The two protagonists in Hitch-Hike are a journalist named Walter Mancini (Franco Nero) and his wife, Eve (Corinne Clery), who are travelling on a road trip through California with a trailer attached to their car. Walter is an alcoholic brute who is very dissatisfied with the idea that his career is going nowhere and that he is forced to live off his wife’s money. In the opening scenes of the film, Walter practically tries to rape Eve on two separate occasions, which is an interesting way to establish your “hero”, to say the least. They soon pick up a hitchhiker named Adam Konitz (David Hess) and while most rational people would never, EVER pick up a hitchhiker who looks like David Hess, the couple has spent so much time bickering and fighting that his presence helps relieve the tension. However, things wind up getting much worse for them when it turns out that Konitz is an insane psychopath who is also a wanted fugitive after stealing $2 million in a bank robbery. Konitz takes the couple hostage and intends to force them to drive him across the border into Mexico, but he wants to have some sadistic fun with them in the meantime. He actually proposes an idea for Walter to write a book about Konitz in order to revive his fledgling career. Walter hopes to use this proposal as an opportunity to ensure the survival of himself and his wife, but even though his relationship with Eve has gotten really bad, can he just sit back and watch another man rape her? There are several complications throughout this journey, such as Konitz’s accomplices from the bank robbery showing up to reclaim their money, and Franco Nero provides one of the funniest damn things I’ve ever seen in a film when he has a complete meltdown over his car not starting.
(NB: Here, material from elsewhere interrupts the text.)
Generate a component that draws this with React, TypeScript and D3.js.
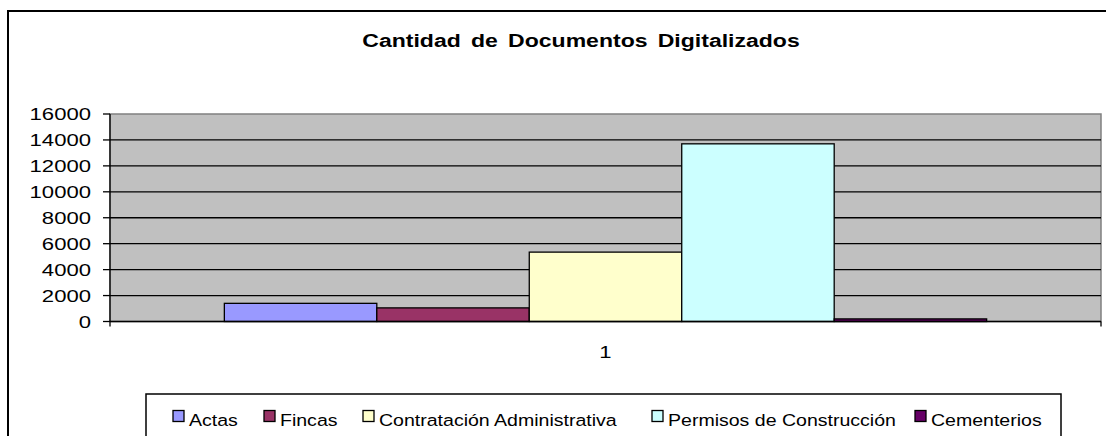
import React from "react";
import * as d3 from "d3";

const categories = ["1"];
const seriesNames = ["Actas", "Fincas", "Contratación Administrativa", "Permisos de Construcción", "Cementerios"];
const seriesValues = [1400, 1050, 5350, 13700, 200];
const seriesColors = ["#9999FF", "#993366", "#FFFFCC", "#CCFFFF", "#660066"];
const yTicks = [0, 2000, 4000, 6000, 8000, 10000, 12000, 14000, 16000];
const legendX = [173, 264, 363, 652, 915];

function SText({ x, y, sx = 1.25, anchor = "start", children, ...rest }: any) {
  return (
    <text transform={`translate(${x},${y}) scale(${sx},1)`} textAnchor={anchor} {...rest}>
      {children}
    </text>
  );
}

export default function App() {
  const W = 1106, H = 436;
  const left = 110, right = 1101, top = 114, bottom = 321.5;
  const y = d3.scaleLinear().domain([0, 16000]).range([bottom, top]);
  const x0 = d3.scaleBand().domain(categories).range([left, right]).paddingInner(0).paddingOuter(0.15);
  const x1 = d3.scaleBand().domain(seriesNames).range([0, x0.bandwidth()]).padding(0);
  const font = "Arial, 'Liberation Sans', sans-serif";
  return (
    <svg width={W} height={H} style={{ position: "absolute", left: 0, top: 0, background: "#fff" }} fontFamily={font}>
      <rect x={8} y={11} width={1200} height={600} fill="#fff" stroke="#000" strokeWidth={2} />
      <SText x={581} y={47} sx={1.28} anchor="middle" fontWeight="bold" fontSize={18} wordSpacing={3}>
        Cantidad de Documentos Digitalizados
      </SText>
      <rect x={left} y={top} width={right - left} height={bottom - top} fill="#C0C0C0" stroke="#808080" strokeWidth={1.5} />
      {yTicks.filter(t => t > 0 && t < 16000).map(t => (
        <line key={t} x1={left} x2={right} y1={y(t)} y2={y(t)} stroke="#000" strokeWidth={1.3} />
      ))}
      {categories.map(c => (
        <g key={c}>
          {seriesNames.map((s, i) => (
            <rect key={s} x={(x0(c) as number) + (x1(s) as number)} y={y(seriesValues[i])}
              width={x1.bandwidth()} height={y(0) - y(seriesValues[i])}
              fill={seriesColors[i]} stroke="#000" strokeWidth={1.3} />
          ))}
          <SText x={(x0(c) as number) + x0.bandwidth() / 2} y={358} sx={1.3} anchor="middle" fontSize={17}>{c}</SText>
        </g>
      ))}
      <line x1={left} x2={left} y1={top} y2={bottom} stroke="#000" strokeWidth={1.3} />
      <line x1={left} x2={right} y1={bottom} y2={bottom} stroke="#000" strokeWidth={1.3} />
      <line x1={left} x2={left} y1={bottom} y2={bottom + 5} stroke="#000" strokeWidth={1.3} />
      <line x1={right} x2={right} y1={bottom} y2={bottom + 5} stroke="#000" strokeWidth={1.3} />
      {yTicks.map(t => (
        <g key={t}>
          <line x1={left - 7} x2={left} y1={y(t)} y2={y(t)} stroke="#000" strokeWidth={1.3} />
          <SText x={91} y={y(t) + 6} sx={1.3} anchor="end" fontSize={17}>{t}</SText>
        </g>
      ))}
      <rect x={146} y={394} width={915} height={80} fill="#fff" stroke="#000" strokeWidth={1.5} />
      {seriesNames.map((s, i) => (
        <g key={s}>
          <rect x={legendX[i]} y={410.5} width={11} height={11} fill={seriesColors[i]} stroke="#000" strokeWidth={1.3} />
          <SText x={legendX[i] + 16} y={425.5} sx={1.15} fontSize={17}>{s}</SText>
        </g>
      ))}
    </svg>
  );
}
I guess the rationale behind Hitch-Hike is that if David Hess is playing the villain, you can make the audience root for ANYBODY! As stated earlier, the opening scenes establish Walter as the most unlikable protagonist imaginable and could have easily sunk the movie. However, Franco Nero somehow finds a way to make the role work and make the viewer care about what happens to Walter. Even though you don’t necessarily like Walter, Nero is pretty fun to watch and the movie’s refusal to turn him into a standard good guy actually adds a lot more intrigue to the proceedings. The storyline of a couple being terrorized by an evil hitchhiker is as standard as you can get, but Hitch-Hike doesn’t always tell its story in a standard fashion. There’s a lot of ambiguity in the characters of Walter and Eve and their interactions with Konitz are interesting to watch. Even though Walter treats his wife so badly at the beginning of the film, you wonder if he’s going to find redemption by rescuing her from this sadistic villain. And while Eve acts repulsed by Konitz, one is left wondering whether her troubled relationship with her husband might make life on the run with Konitz and $2 million seem like a much better option. I must admit there were moments when Hitch-Hike managed to genuinely surprise me and that the film doesn’t always go in the direction you expect it to. It all leads to a surprising twist ending, where you realize that if Walter had been established as your standard likable good guy at the outset, the twist wouldn’t have worked. The action in Hitch-Hike is greatly enhanced by a terrific music score from the legendary Ennio Morricone… but I should concede that he does make one misstep by treating the viewer to a laughably bad 1970s hippie song called “Sunshine” which is repeated numerous times throughout the film. Here are some highlights from Hitch-Hike with the godawful song playing over them.
Okay, okay, I guess even the best composers make mistakes. Throughout his career, Morricone has scored about 500 films and TV productions and the thing that’s always stood out about him is that no matter what the project, he’s always given it his very best. Even when Morricone has been forced to compose music for a less-than-stellar B-movie, he almost always manages to provide the film with a very unique and memorable score. His score for Hitch-Hike is also very unique and memorable and makes the film way more interesting than it might have been, but you could probably say that about virtually aspect of the film. It was directed by Pasquale Festa Campanile, a filmmaker who was mainly known for doing comedies (with titles like When Women Had Tails!) and rarely ever did a thriller or exploitation films. However, he shows himself to have great skill for directing this sort of material and does a solid job at staging suspense scenes and building tension, particularly during a Duel-inspired sequence where Konitz chases the couple down in a large truck. In all departments, Hitch-Hike is a cut above your average exploitation B-movie. It’s a lot more intelligent and well-written than you’d expect from a Eurotrash crime thriller, and the entertaining performances from the three leads carry things along nicely. Along with The Last House on the Left and House on the Edge of the Park, Hitch-Hike makes up a chapter in the “David Hess rape/revenge trilogy” and his fans shouldn’t be disappointed. Hitch-Hike was never released theatrically in North America and pretty much remained in complete obscurity for a couple of decades until it received a DVD release from Blue Underground several years ago. It remains highly underrated, but B-movie aficionados are advised to give it look and will be surprised to find that Hitch-Hike is not just a fun and campy exploitation picture, but a *gasp* legitimately good movie!